I'd use an IR diode as a transmitter, beaming across the track to a receiver, just a phototransistor. Putting between the ties would expose the receiver to the sun, not usually a good idea. 

You might be able to buy the components from Digikey, or Mouser, but I believe you need a circuit. 

Look for Dave Bodnar at trainelectronics.com he has lots of good ideas. 

Also, Todd Allen (sp?) should be around, he's always got a circuit up his sleeve, so to speak. 

Greg


----------



## toddalin (Jan 4, 2008)

You don't need a "photo-eye." All you need is a pair of "track gaps," a relay, a capacitor(s) and either a rectifier/voltage regulator or wall wart.

The metal wheels crossing the track gap trip the relay and the capacitor holds the relay closed for any pre-determined length of time. The relay can be used to power whatever you desire. The regulator or wall wart should match the voltage of the relay and the capacitor should have a slightly higher voltage capacity. 

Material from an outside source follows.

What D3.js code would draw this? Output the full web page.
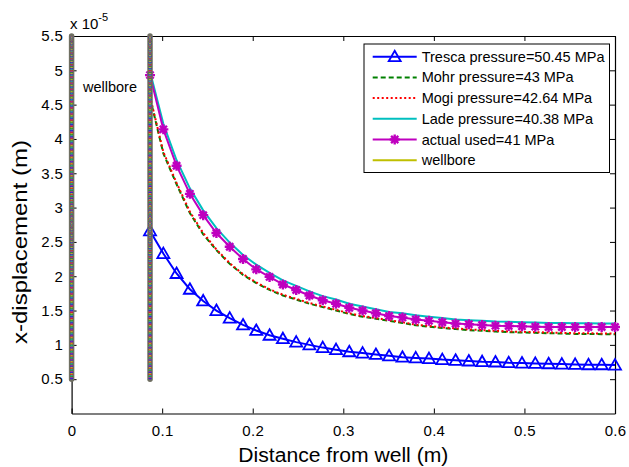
<!DOCTYPE html>
<html><head><meta charset="utf-8">
<script src="https://cdn.jsdelivr.net/npm/d3@7"></script>
<style>body{margin:0;background:#fff}svg{display:block;font-family:"Liberation Sans",Arial,sans-serif}</style>
</head><body><svg id="c" width="629" height="467"></svg>
<script>
// ---- data (values in units of 1e-5 m) ----
const distance = [0.0866,0.1013,0.1159,0.1306,0.1453,0.1599,0.1746,0.1893,0.2039,0.2186,0.2333,0.2480,0.2626,0.2773,0.2920,0.3066,0.3213,0.3360,0.3506,0.3653,0.3800,0.3946,0.4093,0.4240,0.4386,0.4533,0.4680,0.4826,0.4973,0.5120,0.5267,0.5413,0.5560,0.5707,0.5853,0.6000];
const tresca = [2.66,2.33,2.04,1.81,1.64,1.50,1.39,1.29,1.21,1.14,1.09,1.04,1.00,0.96,0.93,0.90,0.88,0.86,0.84,0.82,0.81,0.80,0.785,0.775,0.765,0.755,0.75,0.74,0.735,0.73,0.725,0.72,0.715,0.71,0.71,0.705];
const mohr = [4.60,3.79,3.34,2.92,2.61,2.38,2.18,2.02,1.90,1.80,1.72,1.66,1.60,1.55,1.50,1.45,1.41,1.38,1.35,1.32,1.285,1.265,1.245,1.23,1.215,1.205,1.195,1.185,1.18,1.175,1.17,1.165,1.16,1.16,1.155,1.155];
const mogi = [4.62,3.81,3.36,2.94,2.63,2.39,2.19,2.03,1.91,1.81,1.73,1.67,1.61,1.56,1.51,1.46,1.42,1.39,1.36,1.33,1.295,1.275,1.255,1.24,1.225,1.215,1.205,1.195,1.19,1.185,1.18,1.175,1.17,1.17,1.165,1.165];
const lade = [4.98,4.22,3.69,3.28,2.96,2.70,2.49,2.31,2.17,2.05,1.94,1.86,1.78,1.71,1.66,1.60,1.56,1.52,1.48,1.46,1.43,1.41,1.39,1.37,1.36,1.35,1.34,1.335,1.33,1.325,1.32,1.32,1.315,1.315,1.31,1.31];
const actual = [4.93,4.14,3.61,3.20,2.89,2.63,2.43,2.25,2.10,1.99,1.88,1.80,1.72,1.65,1.60,1.54,1.50,1.46,1.42,1.40,1.37,1.35,1.33,1.31,1.30,1.29,1.28,1.275,1.27,1.265,1.26,1.26,1.26,1.26,1.26,1.26];
const wellboreX = [0, 0.0866];
const wellboreY = [0.5, 5.5];
const xTicks = [0,0.1,0.2,0.3,0.4,0.5,0.6];
const yTicks = [0.5,1,1.5,2,2.5,3,3.5,4,4.5,5,5.5];
const legendLabels = ["Tresca pressure=50.45 MPa","Mohr pressure=43 MPa","Mogi pressure=42.64 MPa","Lade pressure=40.38 MPa","actual used=41 MPa","wellbore"];

const svg = d3.select("#c");
const L=71.6, R=615, T=36, B=413.5;
const x = d3.scaleLinear().domain([0,0.6]).range([L,R]);
const y = d3.scaleLinear().domain([0,5.5]).range([B,T]);

// axes frame
const g = svg.append("g");
const tickLen = 5;
function axisStyle(sel){ sel.select(".domain").attr("stroke","#000").attr("stroke-width",1.2); sel.selectAll(".tick line").attr("stroke","#000"); sel.selectAll("text").attr("fill","#000").style("font-size","15px").style("letter-spacing","0.3px"); }
g.append("g").attr("transform",`translate(0,${B})`).call(d3.axisBottom(x).tickValues(xTicks).tickFormat(d3.format("")).tickSizeInner(-tickLen).tickSizeOuter(0).tickPadding(12)).call(axisStyle);
g.append("g").attr("transform",`translate(0,${T})`).call(d3.axisTop(x).tickValues(xTicks).tickFormat("").tickSizeInner(-tickLen).tickSizeOuter(0)).call(axisStyle);
g.append("g").attr("transform",`translate(${L},0)`).call(d3.axisLeft(y).tickValues(yTicks).tickFormat(d3.format("")).tickSizeInner(-tickLen).tickSizeOuter(0).tickPadding(8.5)).call(axisStyle);
g.append("g").attr("transform",`translate(${R},0)`).call(d3.axisRight(y).tickValues(yTicks).tickFormat("").tickSizeInner(-tickLen).tickSizeOuter(0)).call(axisStyle);

// exponent label
const ex = svg.append("text").attr("x",70).attr("y",29).style("font-size","15px");
ex.append("tspan").text("x 10");
ex.append("tspan").attr("dy",-8).style("font-size","11px").text("-5");

// axis titles
svg.append("text").attr("x",(L+R)/2).attr("y",462).attr("text-anchor","middle").style("font-size","20px").attr("textLength",210).attr("lengthAdjust","spacingAndGlyphs").text("Distance from well (m)");
svg.append("text").attr("transform",`translate(27,${(140+344)/2}) rotate(-90)`).attr("text-anchor","middle").style("font-size","20px").attr("textLength",204).attr("lengthAdjust","spacingAndGlyphs").text("x-displacement (m)");

const line = d3.line().x((d,i)=>x(distance[i])).y(d=>y(d));
const plot = svg.append("g");
const triPath = "M0,-6L6,4.5L-6,4.5Z";
const starPath = "M0,-5V5M-5,0H5M-3.6,-3.6L3.6,3.6M-3.6,3.6L3.6,-3.6";

// Tresca
plot.append("path").attr("d",line(tresca)).attr("fill","none").attr("stroke","#0000ff").attr("stroke-width",2);
plot.selectAll(".tri").data(tresca).enter().append("path").attr("d",triPath)
  .attr("transform",(d,i)=>`translate(${x(distance[i])},${y(d)})`).attr("fill","none").attr("stroke","#0000ff").attr("stroke-width",1.8);
// Mohr
plot.append("path").attr("d",line(mohr)).attr("fill","none").attr("stroke","#008000").attr("stroke-width",2).attr("stroke-dasharray","5,3");
// Mogi
plot.append("path").attr("d",line(mogi)).attr("fill","none").attr("stroke","#ff0000").attr("stroke-width",2).attr("stroke-dasharray","2,2.5");
// Lade
plot.append("path").attr("d",line(lade)).attr("fill","none").attr("stroke","#00bfbf").attr("stroke-width",2);
// actual
plot.append("path").attr("d",line(actual)).attr("fill","none").attr("stroke","#bf00bf").attr("stroke-width",2);
plot.selectAll(".star").data(actual).enter().append("path").attr("d",starPath)
  .attr("transform",(d,i)=>`translate(${x(distance[i])},${y(d)})`).attr("fill","none").attr("stroke","#bf00bf").attr("stroke-width",2.4);

// wellbore lines
const wellColors = [["#6f6f62",null,0,5.5],["#2222cc","1.2,5",0,3],["#cc2222","1.2,5",2,3],["#2a8a2a","1.2,5",4,3],["#c8c820","1,5",1,2],["#20b0b0","1,5",3,2],["#b020b0","1,5",5,2]];
wellboreX.forEach(wx=>{
  wellColors.forEach(([c,da,off,w])=>{
    plot.append("line").attr("x1",x(wx)).attr("x2",x(wx)).attr("y1",y(wellboreY[0])).attr("y2",y(wellboreY[1]))
      .attr("stroke",c).attr("stroke-width",w).attr("stroke-linecap",da?"butt":"round")
      .attr("stroke-dasharray",da).attr("stroke-dashoffset",off);
  });
});
svg.append("text").attr("x",83).attr("y",92).style("font-size","14.5px").text("wellbore");

// legend
const lg = svg.append("g");
lg.append("rect").attr("x",364).attr("y",44).attr("width",245.5).attr("height",128.5).attr("fill","#fff").attr("stroke","#000").attr("stroke-width",1);
const styles = [
  {c:"#0000ff",da:null,m:"tri"},{c:"#008000",da:"5,3"},{c:"#ff0000",da:"2,2.5"},{c:"#00bfbf",da:null},{c:"#bf00bf",da:null,m:"star"},{c:"#bfbf00",da:null}];
legendLabels.forEach((lab,i)=>{
  const cy = 56.7 + i*20.7;
  lg.append("line").attr("x1",372.7).attr("x2",416.7).attr("y1",cy).attr("y2",cy).attr("stroke",styles[i].c).attr("stroke-width",2).attr("stroke-dasharray",styles[i].da);
  if(styles[i].m==="tri") lg.append("path").attr("d",triPath).attr("transform",`translate(394.7,${cy})`).attr("fill","none").attr("stroke",styles[i].c).attr("stroke-width",1.8);
  if(styles[i].m==="star") lg.append("path").attr("d",starPath).attr("transform",`translate(394.7,${cy})`).attr("fill","none").attr("stroke",styles[i].c).attr("stroke-width",2.4);
  lg.append("text").attr("x",421.7).attr("y",cy+5).style("font-size","14.5px").text(lab);
});
</script></body></html>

I have found that three 6 F supercaps in series (2 F @


----------



## Blk69 (Dec 6, 2009)

I am unfamilar with the term "track gaps"? Is this just a small space beween two electrically isolated sections of track? 

Would perfer to place activator between sleepers of track for astictics and protection of sensor. Did not think about the sun messing things up. I have kids so my layout will be subject to them as well as the normal assortment of Gods creatures. See it difficult to keep sensors alined about tracks. 

In my O gauge layout, I just use the weight of the engine to activate a crossing. Maybe I can do something similar outdoors?


----------



## toddalin (Jan 4, 2008)

Exactly. I use a small section of rail between two AristoCraft or LGB insulators. CliffyJ uses an insulated section made by Split jaw or such.


----------